__TASK__: Copy every line of the listing that holds the string "this".

__MATERIAL PROVIDED__:
______

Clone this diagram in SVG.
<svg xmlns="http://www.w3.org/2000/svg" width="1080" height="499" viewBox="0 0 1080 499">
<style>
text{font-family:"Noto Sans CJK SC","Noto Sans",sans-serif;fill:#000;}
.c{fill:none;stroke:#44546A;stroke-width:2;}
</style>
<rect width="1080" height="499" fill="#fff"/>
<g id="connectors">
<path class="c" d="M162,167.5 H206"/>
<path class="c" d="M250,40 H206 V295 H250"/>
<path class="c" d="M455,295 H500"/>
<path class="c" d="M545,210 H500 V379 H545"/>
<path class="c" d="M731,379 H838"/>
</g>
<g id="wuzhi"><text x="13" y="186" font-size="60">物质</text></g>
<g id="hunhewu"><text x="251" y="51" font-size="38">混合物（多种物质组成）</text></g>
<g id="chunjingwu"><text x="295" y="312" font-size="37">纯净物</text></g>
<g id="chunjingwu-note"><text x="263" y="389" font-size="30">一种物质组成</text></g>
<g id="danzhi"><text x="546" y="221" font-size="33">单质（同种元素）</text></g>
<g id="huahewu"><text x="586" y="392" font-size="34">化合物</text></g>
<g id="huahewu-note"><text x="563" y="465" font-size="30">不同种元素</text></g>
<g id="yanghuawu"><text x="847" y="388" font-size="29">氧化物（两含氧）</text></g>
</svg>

______

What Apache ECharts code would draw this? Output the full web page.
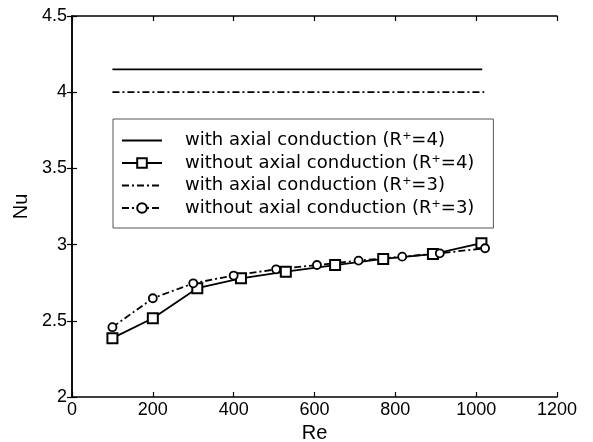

______

__FINAL RESULT__:
Clone this diagram in SVG.
What Apache ECharts code would draw this? Output the full web page.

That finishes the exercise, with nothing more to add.